El filósofo británico Ray Monk centró su autorizada biografía de Bertrand Russell precisamente en la permanente tensión entre los conflictos que inevitablemente genera la convivencia y el temor a enloquecer que tantas veces acompaña a la soledad. A todos se nos ha encogido el corazón cuando en las calles de las grandes ciudades nos topamos con hombres o mujeres que, sin estar borrachos ni llevar el teléfono móvil, van hablando en voz alta. Casi siempre se trata de esquizofrénicos que dialogan con sus imaginarios interlocutores, con sus voces interiores, o hablan a gritos con los viandantes. Todos necesitamos un saludable equilibrio entre sociedad y soledad. Si hubiera que escoger entre una de las dos, Emerson elegiría la soledad, pero me parece a mí que es mejor, más humano y más razonable, elegir la sociedad, la convivencia con los demás. Esto es lo que quiero poner de relieve, sugiriendo también algunas pautas concretas como la de aprender a escuchar.

El peligro de la soledad

«La soledad vivifica, el aislamiento mata»., escribió el abate Joseph Roux en 1886. El peligro no es la soledad, sino el aislamiento, el encerrarse uno sobre sí mismo, quizá como consecuencia de las heridas recibidas en el trato con los demás. No es infrecuente en al ámbito profesional encontrarse con personas «quemadas»; tienen —se dice ahora— el síndrome del burn-out. Se trata de ordinario de personas brillantes, que intentaron con su trabajo cambiar el mundo, pero que con el paso de los años se vinieron abajo sobre todo por la falta de reconocimiento a su esfuerzo. Algo parecido ocurre en las familias y en todo tipo de comunidades y organizaciones sociales. 

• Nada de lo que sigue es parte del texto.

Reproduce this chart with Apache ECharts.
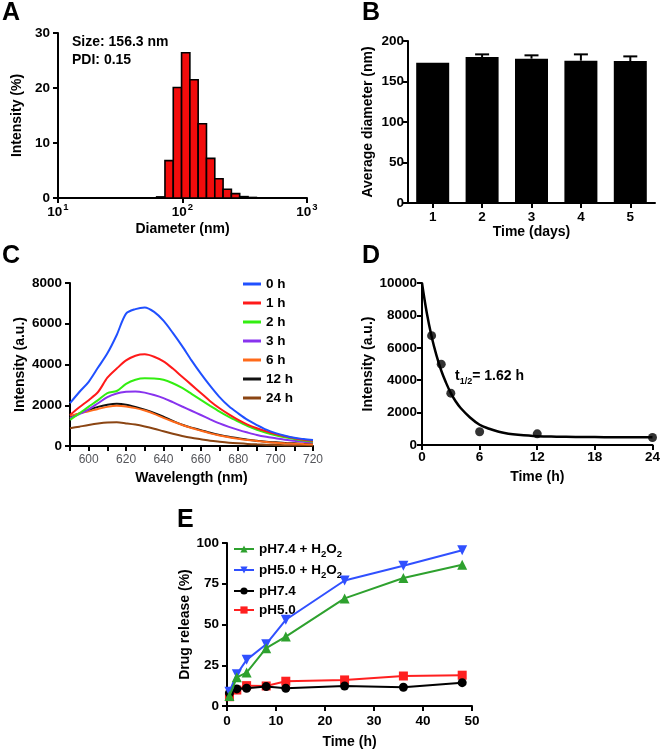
<!DOCTYPE html>
<html><head><meta charset="utf-8">
<script src="https://cdn.jsdelivr.net/npm/echarts@6/dist/echarts.min.js"></script>
<style>html,body{margin:0;padding:0;background:#fff}#c{width:663px;height:753px}</style>
</head><body><div id="c"></div>
<script>
// ---------- Panel A: size distribution (log bins) ----------
const binEdgesNm = [62.0, 72.3, 84.3, 98.3, 114.6, 133.6, 155.8, 181.7, 211.8, 247.0, 288.0, 336.0, 392.0];
const binIntensity = [0.2, 6.8, 20.1, 26.4, 21.5, 13.5, 7.2, 3.5, 1.6, 0.8, 0.25, 0.1];
// ---------- Panel B: stability ----------
const daysCats = ['1', '2', '3', '4', '5'];
const avgDiameter = [173.3, 180.2, 178.2, 175.7, 175.3];
const diameterErr = [0, 3.3, 4.1, 7.8, 5.7];
// ---------- Panel C: emission spectra ----------
const wavelength = [590,595,600,605,610,615,620,625,630,635,640,645,650,655,660,665,670,675,680,685,690,695,700,705,710,715,720];
const spec0h  = [2100,2650,3150,3850,4550,5450,6500,6720,6800,6580,6150,5550,4900,4200,3550,2950,2400,1950,1600,1280,1030,800,630,500,400,340,290];
const spec1h  = [1520,1900,2250,2650,3350,3800,4200,4430,4500,4380,4150,3800,3400,3000,2600,2200,1850,1550,1280,1050,870,720,590,480,380,310,260];
const spec2h  = [1280,1600,1930,2250,2600,2700,3050,3250,3320,3310,3250,3080,2850,2560,2260,1970,1690,1430,1200,980,800,650,530,430,340,270,210];
const spec3h  = [1360,1560,1800,2100,2400,2580,2660,2680,2620,2500,2350,2150,1940,1730,1520,1310,1110,940,790,660,540,450,380,310,260,210,180];
const spec6h  = [1480,1600,1700,1820,1920,1970,1940,1860,1740,1580,1380,1200,1030,880,750,620,520,430,360,300,250,200,160,135,115,95,80];
const spec12h = [1440,1600,1770,1920,2020,2070,2030,1920,1780,1620,1440,1230,1040,900,780,650,540,450,380,310,260,210,180,150,130,110,100];
const spec24h = [870,950,1030,1100,1150,1160,1110,1050,960,850,720,600,490,400,330,260,210,165,130,100,80,65,50,42,36,32,30];
const specNames = ['0 h','1 h','2 h','3 h','6 h','12 h','24 h'];
// ---------- Panel D: decay ----------
const decayT = [1, 2, 3, 6, 12, 24];
const decayI = [6750, 4990, 3200, 820, 690, 460];
const fitT = [0,0.5,1,1.5,2,2.5,3,3.5,4,5,6,7,8,9,10,12,14,16,18,20,22,24];
const fitI = [10000,8150,6700,5550,4600,3850,3200,2700,2300,1700,1250,1000,820,700,630,545,515,500,490,482,478,475];
// ---------- Panel E: drug release ----------
const releaseT = [0.5, 2, 4, 8, 12, 24, 36, 48];
const relPH74H2O2 = [6.1, 17.6, 20.5, 35.5, 42.6, 66.0, 78.5, 86.7];
const relPH50H2O2 = [8.8, 19.5, 28.3, 37.9, 52.9, 77.0, 86.0, 95.5];
const relPH74 = [8.0, 10.5, 10.9, 11.9, 10.9, 12.3, 11.5, 14.3];
const relPH50 = [5.7, 9.8, 12.5, 12.3, 15.2, 16.0, 18.4, 18.9];
const releaseNames = ['pH7.4 + H2O2', 'pH5.0 + H2O2', 'pH7.4', 'pH5.0'];

const FF = '"Liberation Sans", Arial, Helvetica, sans-serif';
const pair = (xs, ys) => xs.map((x, i) => [x, ys[i]]);
const plain = v => String(v);

function ax(o) {
  const margin = o.margin == null ? 8 : o.margin;
  const base = {
    axisLine: {show: true, onZero: false, lineStyle: {color: '#000', width: 2}},
    axisTick: {show: true, length: 5, lineStyle: {color: '#000', width: 2}},
    axisLabel: {color: '#000', fontFamily: FF, fontWeight: 'bold', fontSize: 13.5, margin: margin, formatter: plain},
    splitLine: {show: false},
    nameLocation: 'middle',
    nameTextStyle: {color: '#000', fontFamily: FF, fontWeight: 'bold', fontSize: 14},
  };
  const r = Object.assign(base, o);
  delete r.margin;
  if (o.axisLabel) r.axisLabel = Object.assign(base.axisLabel, o.axisLabel, {margin: margin});
  if (o.axisTick) r.axisTick = Object.assign({show: true, length: 5, lineStyle: {color: '#000', width: 2}}, o.axisTick);
  return r;
}

const chart = echarts.init(document.getElementById('c'), null, {renderer: 'canvas'});
const specColors = ['#2050ff', '#ff1a1a', '#33ee11', '#8833ee', '#ff6a1a', '#111111', '#8b4513'];
const specData = [spec0h, spec1h, spec2h, spec3h, spec6h, spec12h, spec24h];

const series = [];
// A
series.push({
  type: 'custom', xAxisIndex: 0, yAxisIndex: 0,
  data: binIntensity.map((v, i) => [binEdgesNm[i], binEdgesNm[i + 1], v]),
  encode: {x: [0, 1], y: 2},
  renderItem: function (params, api) {
    const p0 = api.coord([api.value(0), api.value(2)]);
    const p1 = api.coord([api.value(1), 0]);
    return {type: 'rect', shape: {x: p0[0], y: p0[1], width: p1[0] - p0[0], height: p1[1] - p0[1]},
      style: {fill: '#f20c0c', stroke: '#000', lineWidth: 1.6}};
  }
});
// B
series.push({type: 'bar', xAxisIndex: 1, yAxisIndex: 1, data: avgDiameter, barWidth: 33,
  itemStyle: {color: '#000'}, z: 2});
series.push({
  type: 'custom', xAxisIndex: 1, yAxisIndex: 1, z: 3,
  data: avgDiameter.map((v, i) => [i, v, v + diameterErr[i]]),
  encode: {x: 0, y: [1, 2]},
  renderItem: function (params, api) {
    if (api.value(2) - api.value(1) <= 0) return;
    const top = api.coord([api.value(0), api.value(2)]);
    const base = api.coord([api.value(0), api.value(1)]);
    const st = {stroke: '#000', lineWidth: 2};
    return {type: 'group', children: [
      {type: 'line', shape: {x1: top[0], y1: base[1], x2: top[0], y2: top[1]}, style: st},
      {type: 'line', shape: {x1: top[0] - 7, y1: top[1], x2: top[0] + 7, y2: top[1]}, style: st}
    ]};
  }
});
// C
specNames.forEach((n, i) => {
  series.push({type: 'line', name: n, xAxisIndex: 2, yAxisIndex: 2, data: pair(wavelength, specData[i]),
    showSymbol: false, smooth: 0.3, color: specColors[i], lineStyle: {width: 2, color: specColors[i]}, z: 10 - i});
});
// D
series.push({type: 'line', xAxisIndex: 3, yAxisIndex: 3, data: pair(fitT, fitI), showSymbol: false, smooth: 0.4,
  lineStyle: {color: '#000', width: 2.5}});
series.push({type: 'scatter', xAxisIndex: 3, yAxisIndex: 3, data: pair(decayT, decayI), symbolSize: 9,
  itemStyle: {color: '#000'}});
// E
const eColors = ['#2ea12e', '#3050ff', '#000000', '#ff2020'];
const eSymbols = ['triangle', 'triangle', 'circle', 'rect'];
const eData = [relPH74H2O2, relPH50H2O2, relPH74, relPH50];
releaseNames.forEach((n, i) => {
  series.push({type: 'line', name: n, xAxisIndex: 4, yAxisIndex: 4, data: pair(releaseT, eData[i]),
    symbol: eSymbols[i], symbolRotate: i === 1 ? 180 : 0, symbolSize: i < 2 ? 10 : 9,
    color: eColors[i], lineStyle: {width: 2, color: eColors[i]}, itemStyle: {color: eColors[i]}, z: 10 - i});
});

const txt = (x, y, text, size, extra) => Object.assign({type: 'text', left: x, top: y,
  style: {text: text, fill: '#000', font: 'bold ' + size + 'px ' + FF}}, extra || {});

chart.setOption({
  animation: false,
  textStyle: {fontFamily: FF},
  grid: [
    {left: 58, top: 33, width: 249, height: 165},
    {left: 408, top: 41, width: 247, height: 162},
    {left: 70, top: 283, width: 243, height: 163},
    {left: 422, top: 283, width: 233, height: 162},
    {left: 227, top: 543, width: 245, height: 163}
  ],
  xAxis: [
    ax({gridIndex: 0, type: 'log', logBase: 10, min: 10, max: 1000, name: 'Diameter (nm)', nameGap: 24,
      minorTick: {show: false}, margin: 5,
      axisLabel: {formatter: v => '{b|10}{sup|' + Math.round(Math.log10(v)) + '}',
        rich: {
          b: {fontFamily: FF, fontWeight: 'bold', fontSize: 13.5, lineHeight: 16, verticalAlign: 'bottom', color: '#000'},
          sup: {fontFamily: FF, fontWeight: 'bold', fontSize: 9.5, lineHeight: 10, padding: [0, 0, 7, 1], verticalAlign: 'bottom', color: '#000'}
        }}}),
    ax({gridIndex: 1, type: 'category', data: daysCats, name: 'Time (days)', nameGap: 20,
      axisTick: {alignWithLabel: true}, margin: 7}),
    ax({gridIndex: 2, type: 'value', min: 590, max: 720, interval: 10, name: 'Wavelength (nm)', nameGap: 25,
      axisLabel: {formatter: v => (v % 20 === 0 ? String(v) : '')}}),
    ax({gridIndex: 3, type: 'value', min: 0, max: 24, interval: 6, name: 'Time (h)', nameGap: 25, margin: 5}),
    ax({gridIndex: 4, type: 'value', min: 0, max: 50, interval: 10, name: 'Time (h)', nameGap: 29})
  ],
  yAxis: [
    ax({gridIndex: 0, type: 'value', min: 0, max: 30, interval: 10, name: 'Intensity (%)', nameGap: 34}),
    ax({gridIndex: 1, type: 'value', min: 0, max: 200, interval: 50, name: 'Average diameter (nm)', nameGap: 33, margin: 4}),
    ax({gridIndex: 2, type: 'value', min: 0, max: 8000, interval: 2000, name: 'Intensity (a.u.)', nameGap: 43}),
    ax({gridIndex: 3, type: 'value', min: 0, max: 10000, interval: 2000, name: 'Intensity (a.u.)', nameGap: 45, margin: 5}),
    ax({gridIndex: 4, type: 'value', min: 0, max: 100, interval: 25, name: 'Drug release (%)', nameGap: 31})
  ],
  legend: [
    {data: specNames, left: 243, top: 276, padding: 0, orient: 'vertical', itemWidth: 18, itemHeight: 3, itemGap: 3,
      icon: 'rect', selectedMode: false,
      textStyle: {fontFamily: FF, fontWeight: 'bold', fontSize: 13.5, lineHeight: 16, color: '#000'}},
    {data: releaseNames, left: 233, top: 541, padding: 0, orient: 'vertical', itemWidth: 20, itemHeight: 9, itemGap: 3,
      selectedMode: false,
      formatter: n => n.replace('H2O2', 'H{sub|2}O{sub|2}'),
      textStyle: {fontFamily: FF, fontWeight: 'bold', fontSize: 13.5, lineHeight: 16, color: '#000',
        rich: {sub: {fontFamily: FF, fontWeight: 'bold', fontSize: 9.5, lineHeight: 10, verticalAlign: 'bottom', padding: [0, 0, -2, 0]}}}}
  ],
  graphic: [
    txt(2, 1, 'A', 25), txt(362, 1, 'B', 25), txt(2, 244, 'C', 25), txt(362, 244, 'D', 25), txt(177, 508, 'E', 25),
    txt(72, 35, 'Size: 156.3 nm', 14), txt(72, 53, 'PDI: 0.15', 14),
    {type: 'text', left: 455, top: 369, style: {text: 't{sub|1/2}= 1.62 h', fill: '#000', font: 'bold 14px ' + FF,
      rich: {sub: {font: 'bold 9px ' + FF, fill: '#000', verticalAlign: 'bottom', lineHeight: 10, padding: [0, 0, -3, 0]}}}}
  ],
  series: series
});
</script></body></html>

Necesitamos crear entornos domésticos y laborales en los que sea posible la actividad individual, pero en los que haya también abundante comunicación, puesta en común, trabajo en equipo. Hace muchos siglos escribió Aristóteles que «no es fácil en soledad estar continuamente activo; en cambio, es más fácil con otros y respeto a otros». A veces quienes se creen náufragos, solitarios y aislados, se consuelan con la idea de que esa soledad les hace más libres, pero se trata de un error, pues de ordinario el aislamiento es totalmente estéril. Lo que necesitamos no es aislarnos, sino más bien un espacio físico que permita una cierta soledad a la hora de trabajar, de rezar, de encontrarnos con nosotros mismos. La actividad más solitaria es probablemente la escritura, pero —al menos para mí— se trata de una actividad eminentemente comunicativa, y quizá por eso se parezca mucho a la oración. Me impresionó hace algunos años el comentario de Jiménez Lozano: «Maurice Blanchot, glosando a Kafka, dice que escribir es una forma de oración. Y los es. O, si no, es cacareo». 

No me resisto a copiar una historia sencilla que me hizo llegar una filósofa mexicana y que lleva el título «más cerca». Dice lo siguiente:

    Había sólo un colegio para varios pueblos de aquella selva. Y no había carreteras. Tanto los alumnos como los profesores venían andando por los cuatro puntos cardinales. Uno de los maestros notó que su nuevo compañero, en lugar de ir directamente a casa al acabar las clases, se adentraba en el bosque procurando no llamar la atención. Intrigado, decidió seguirlo de lejos un día.

Había una piedra plana en un claro del bosque. Sobre ella estaba sentado, con las manos sobre sus rodillas, los ojos cerrados y la cabeza un poco inclinada. Era obvio que estaba rezando.

Al día siguiente, en un descanso, lo llamó aparte y le dijo: 

—Tengo que confesar que sentí curiosidad por tus «escapadas» al bosque, y ayer te seguí al acabar el colegio, y vi lo que hacías

—Ah, bueno —respondió el otro—. Sí, me gusta pasar un poco de tiempo tranquilo y en paz con Dios.

—¿Y hace falta esconderse en un bosque para eso?

—Bueno, allí puedo encontrar a Dios.

—Pero, ¿es que Dios no puede encontrarse en cualquier sitio? Donde quiera que vayamos, Dios es el mismo.

—Dios es el mismo, claro, pero yo no.

La historia ilustra bien la búsqueda de esa soledad que vivifica. Todos necesitamos ese espacio interior en el que llegamos a ser nosotros mismo.